Debunking St. Aquinas, Part 1 of 5
May 3, 2007 by TJM Admin
This will be a five part series on the Classical Arguments for god as presented by St. Aquinas. The first one that we will cover tonight is the First-cause Argument, since it is the most commonly used fall back.
The argument goes, quite simply, that everything that we see in this world has a cause. If you should follow the chain of causality further and further back, we should arrive at a first cause. To that, some ascribe the name of god.
Truly, I have never heard a more eloquent yet simplistic retort to this than that of Bertrand Russell.
If everything must have a cause, then god must have a cause.
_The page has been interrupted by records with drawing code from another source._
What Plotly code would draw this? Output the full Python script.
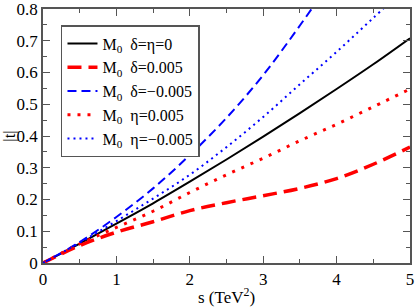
import plotly.graph_objects as go

s_vals = [0, 0.5, 1, 1.5, 2, 2.5, 3, 3.5, 4, 4.5, 5]
t_base = [0, 0.061, 0.124, 0.188, 0.256, 0.326, 0.398, 0.472, 0.548, 0.626, 0.708]
t_delta_pos = [0, 0.055, 0.097, 0.130, 0.165, 0.190, 0.212, 0.235, 0.266, 0.311, 0.365]
t_delta_neg = [0, 0.066, 0.145, 0.235, 0.340, 0.457, 0.592, 0.748, 0.915, 1.09, 1.28]
t_eta_pos = [0, 0.060, 0.112, 0.163, 0.222, 0.278, 0.330, 0.385, 0.437, 0.492, 0.548]
t_eta_neg = [0, 0.064, 0.132, 0.203, 0.278, 0.365, 0.460, 0.563, 0.665, 0.772, 0.880]

y_ticks = [0, 0.1, 0.2, 0.3, 0.4, 0.5, 0.6, 0.7, 0.8]
y_tick_text = ["0", "0.1", "0.2", "0.3", "0.4", "0.5", "0.6", "0.7", "0.8"]
x_ticks = [0, 1, 2, 3, 4, 5]

labels = ["M<sub>0</sub>  δ=η=0", "M<sub>0</sub>  δ=0.005", "M<sub>0</sub>  δ=−0.005",
          "M<sub>0</sub>  η=0.005", "M<sub>0</sub>  η=−0.005"]

styles = [
    dict(color="black", width=2, dash="solid"),
    dict(color="#ff0000", width=3.5, dash="14px,7px"),
    dict(color="#0000ff", width=2, dash="9px,5px"),
    dict(color="#ff0000", width=3, dash="3px,7px"),
    dict(color="#0000ff", width=2, dash="2px,4px"),
]
series = [t_base, t_delta_pos, t_delta_neg, t_eta_pos, t_eta_neg]

fig = go.Figure()
for i, (lab, st, ys) in enumerate(zip(labels, styles, series)):
    fig.add_trace(go.Scatter(x=s_vals, y=ys, mode="lines", name=lab, legendgroup=f"g{i}",
                             line=dict(shape="spline", **st)))

fam = "Liberation Serif, Times New Roman, serif"
font = dict(family=fam, size=17, color="black")
axis_common = dict(showline=True, linecolor="#555555", linewidth=1.5, mirror="ticks",
                   ticks="inside", ticklen=7, tickcolor="#555555", tickwidth=1,
                   showgrid=False, zeroline=False, tickfont=font, ticklabeloverflow="allow")

fig.update_layout(
    width=415, height=307,
    margin=dict(l=43, r=5, t=9, b=44, autoexpand=False),
    paper_bgcolor="white", plot_bgcolor="white",
    font=font,
    xaxis=dict(range=[0, 5], tickmode="array", tickvals=x_ticks,
               title=dict(text="s (TeV<sup>2</sup>)", font=font, standoff=4),
               minor=dict(ticks="inside", ticklen=4, dtick=0.5, tickcolor="#555555"),
               **axis_common),
    yaxis=dict(range=[0, 0.8], tickmode="array", tickvals=y_ticks, ticktext=y_tick_text,
               title=dict(text="|t|", font=font, standoff=4),
               minor=dict(ticks="inside", ticklen=4, dtick=0.05, tickcolor="#555555"),
               **axis_common),
    legend=dict(x=0.049, y=0.937, xanchor="left", yanchor="top",
                bgcolor="white", bordercolor="#555555", borderwidth=1.5,
                font=dict(family=fam, size=16, color="black"),
                tracegroupgap=0, itemwidth=30),
    showlegend=True,
)
fig.write_html("out.html", config={"displayModeBar": False},
               post_script="document.body.style.margin='0';")
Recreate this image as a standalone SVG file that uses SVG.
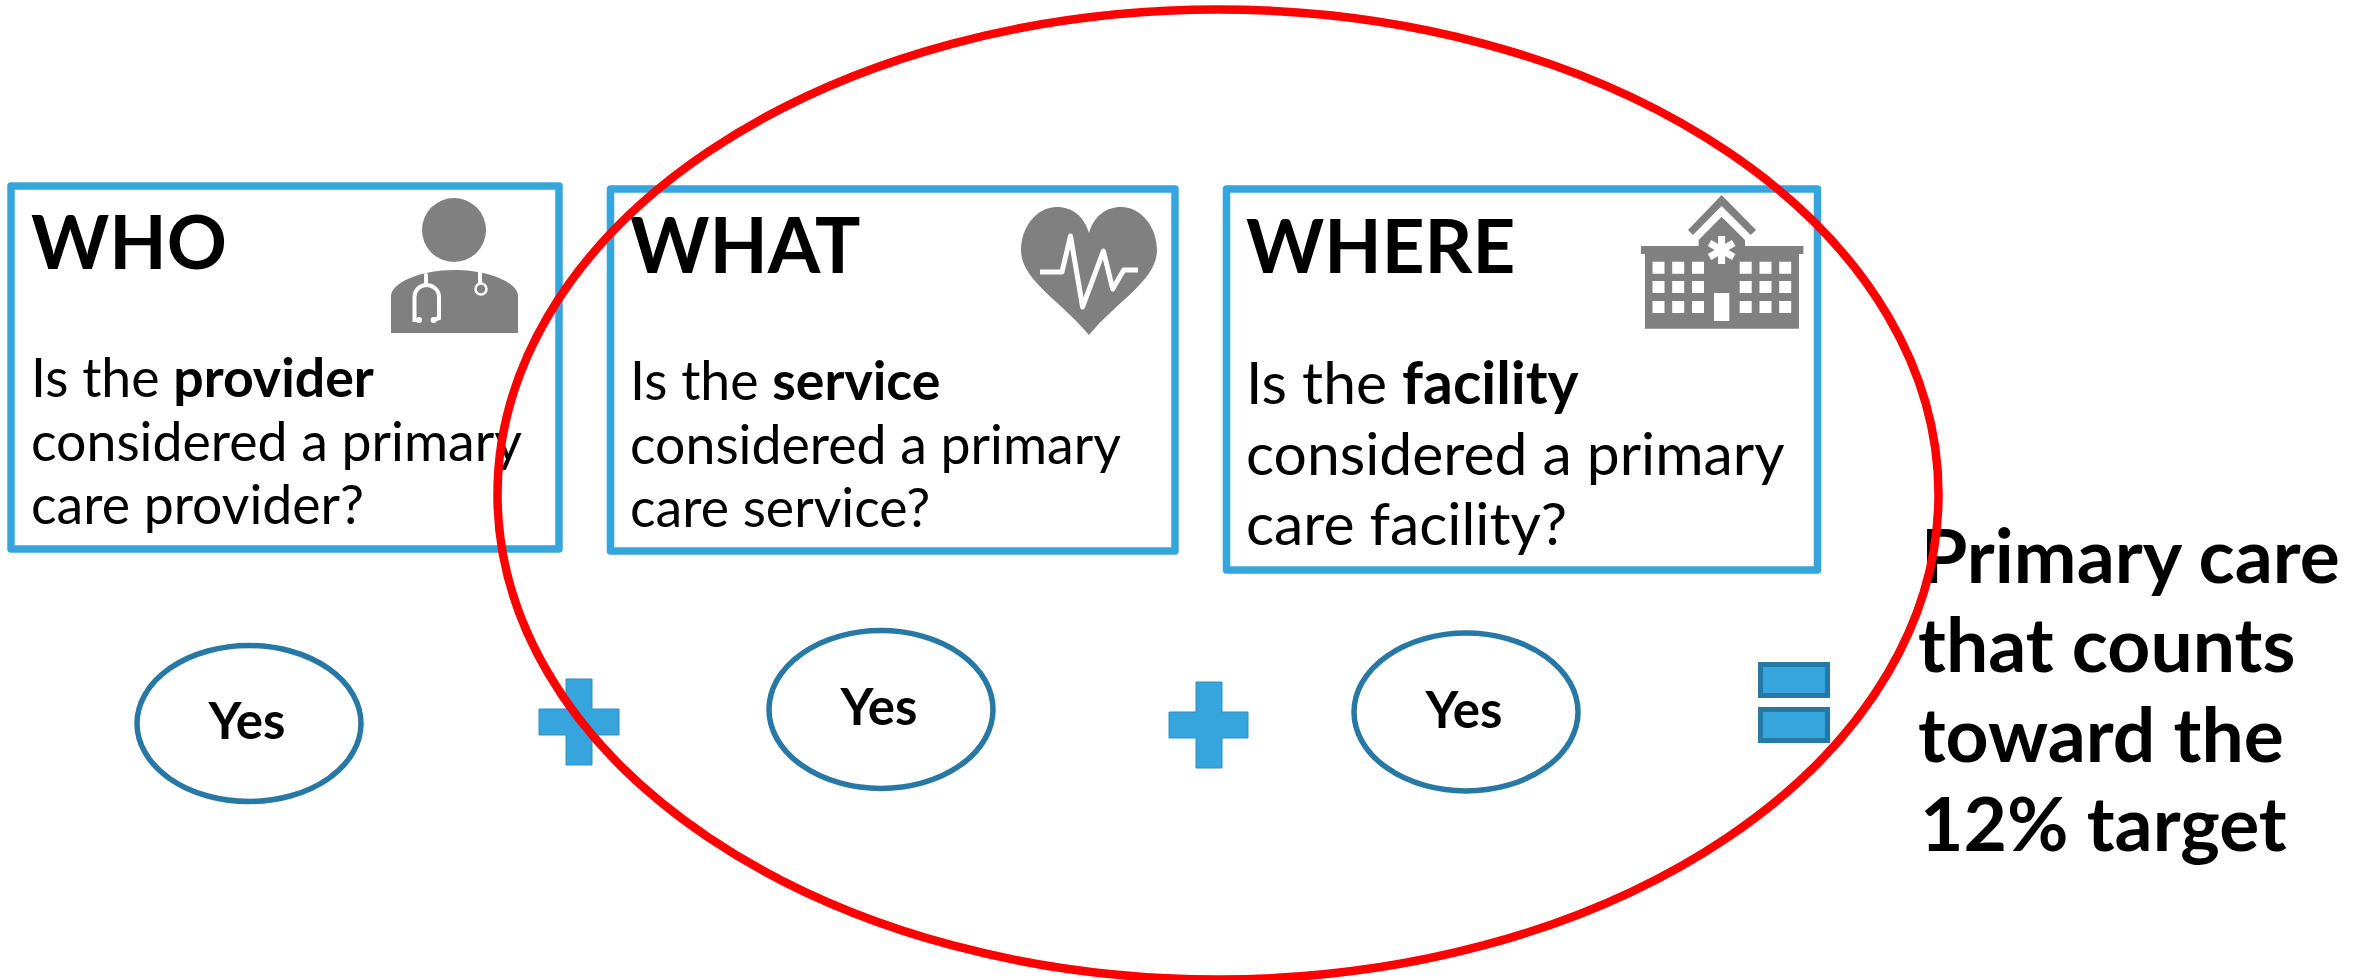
<svg xmlns="http://www.w3.org/2000/svg" width="2369" height="980" viewBox="0 0 2369 980">
<style>
text{font-family:Lato,"Liberation Sans",sans-serif;fill:#000}
.box{fill:#fff;stroke:#36a5dd;stroke-width:7.500;stroke-linejoin:round}
.h{font-size:74.500px;font-weight:700}
.b{font-size:53.600px}
.b2{font-size:58.800px}
.s{font-weight:700}
.yes{fill:#fff;stroke:#2878a5;stroke-width:5.5}
.y{font-size:51px;font-weight:700;text-anchor:middle}
.plus{fill:#36a5dd;stroke:#2f8fc0;stroke-width:1}
.eq{fill:#36a5dd;stroke:#2878a5;stroke-width:5}
.ic{fill:#808080}
.w{fill:#fff}
.wl{fill:none;stroke:#fff;stroke-width:4;stroke-linecap:round}
.r{font-size:75px;font-weight:700}
</style>
<rect width="2369" height="980" fill="#fff"/>
<g id="who">
<rect class="box" x="11" y="186" width="548" height="363"/>
<text class="h" x="31" y="269">WHO</text>
<text class="b" x="31"><tspan y="397">Is the <tspan class="s">provider</tspan></tspan><tspan x="31" y="460.500">considered a primary</tspan><tspan x="31" y="524">care provider?</tspan></text>
<g id="doctor-icon">
<ellipse class="ic" cx="454" cy="230" rx="32" ry="32"/>
<path class="ic" d="M391 333V296C391 283 420 270 454 270C490 270 518 283 518 296V333Z"/>
<path class="wl" d="M426 275V285M419 320H414.500V297C414.500 290 420 285 426.700 285C433 285 439 290 439 297V318L433.600 320M480 273V283"/>
<circle cx="419" cy="320" r="3" fill="#fff"/><circle cx="433.600" cy="320" r="3" fill="#fff"/>
<circle cx="481" cy="289" r="5.500" fill="none" stroke="#fff" stroke-width="2.500"/>
</g>
</g>
<g id="what">
<rect class="box" x="610.500" y="189" width="564.500" height="362"/>
<text class="h" x="630" y="273" style="font-size:75.700px">WHAT</text>
<text class="b" x="630"><tspan y="400">Is the <tspan class="s">service</tspan></tspan><tspan x="630" y="463.500">considered a primary</tspan><tspan x="630" y="527">care service?</tspan></text>
<g id="heart-icon">
<path class="ic" d="M1089 233C1084 216 1072 207 1057 207C1036 207 1021 228 1021 250C1021 280 1060 300 1089 335C1118 300 1157 280 1157 250C1157 228 1142 207 1121 207C1106 207 1094 216 1089 233Z"/>
<polyline points="1040,272 1062,272 1070.500,236 1082.600,307 1103.400,251 1112.700,289 1123.700,270 1138,270" fill="none" stroke="#fff" stroke-width="5" stroke-linejoin="round"/>
</g>
</g>
<g id="where">
<rect class="box" x="1226.500" y="189" width="591" height="381"/>
<text class="h" x="1246" y="273">WHERE</text>
<text class="b2" x="1246"><tspan y="404">Is the <tspan class="s">facility</tspan></tspan><tspan x="1246" y="474.500">considered a primary</tspan><tspan x="1246" y="545">care facility?</tspan></text>
<g id="hospital-icon">
<path class="ic" d="M1721.600 195L1756 230L1750.700 235L1721.600 206L1693 235L1688 230ZM1721.600 216.700L1745 240V246H1698.600V240ZM1641 246H1803.400V254H1799V328.700H1645V254H1641Z"/>
<path class="w" d="M1652.500 261.700h12v12h-12zM1672.200 261.700h12v12h-12zM1692 261.700h12v12h-12zM1739.700 261.700h12v12h-12zM1759.500 261.700h12v12h-12zM1779.200 261.700h12v12h-12zM1652.500 281h12v12h-12zM1672.200 281h12v12h-12zM1692 281h12v12h-12zM1739.700 281h12v12h-12zM1759.500 281h12v12h-12zM1779.200 281h12v12h-12zM1652.500 301h12v12h-12zM1672.200 301h12v12h-12zM1692 301h12v12h-12zM1739.700 301h12v12h-12zM1759.500 301h12v12h-12zM1779.200 301h12v12h-12zM1714 293h15.300v28h-15.300z"/>
<path d="M1721.600 236V264M1709.500 243L1733.700 257M1709.500 257L1733.700 243" stroke="#fff" stroke-width="7" fill="none"/>
</g>
</g>
<g id="yes1"><ellipse class="yes" cx="249" cy="723.500" rx="112" ry="78"/><text class="y" x="247" y="739">Yes</text></g>
<g id="yes2"><ellipse class="yes" cx="881" cy="709.500" rx="112" ry="79"/><text class="y" x="879" y="725">Yes</text></g>
<g id="yes3"><ellipse class="yes" cx="1466" cy="712" rx="112" ry="79"/><text class="y" x="1464" y="728">Yes</text></g>
<g id="plus1"><path class="plus" d="M566 679H592V709H619V735H592V765H566V735H539V709H566Z"/></g>
<g id="plus2"><path class="plus" d="M1196 682H1222V712H1248V738H1222V768H1196V738H1169V712H1196Z"/></g>
<g id="equals"><rect class="eq" x="1760.500" y="664.500" width="67" height="31"/><rect class="eq" x="1760.500" y="709.500" width="67" height="31"/></g>
<g id="result"><text class="r" x="1921"><tspan y="583">Primary care</tspan><tspan x="1918" y="672">that counts</tspan><tspan x="1918" y="762">toward the</tspan><tspan x="1920" y="851">12% target</tspan></text></g>
<g id="connectors"><ellipse cx="1218" cy="494.500" rx="720.500" ry="485" fill="none" stroke="#f00" stroke-width="8.500"/></g>
</svg>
If there can be anything without a cause, it may just as well be the world as god, so that there cannot be any validity to that argument. It is exactly of the same nature as the Hindu’s view, that the world rested upon an elephant and the elephant rested upon a tortoise; and when they said, “How about the tortoise?” the Indian said, “Suppose we change the subject.” The argument is really no better than that.
The idea that things must have a beginning is really due to the poverty of our imagination.
Furthermore, as the field of astrophysics continues to gather huge amounts of information regarding the various galaxies within our universe, the idea of “first-cause” has changed quite dramatically. Once one realizes the finality of our universe, it becomes increasingly difficult to believe in any god. Realize this; once the last star is born and all of the hydrogen in our universe is depleted, that is the beginning of the end. (Of course, this is getting off topic, so I will move on.)
In essence, this argument of “first-cause” carries little weight these days. If everything must have a cause, then god must have a cause also. If god can be without cause, then it is plausible that other things can be without cause.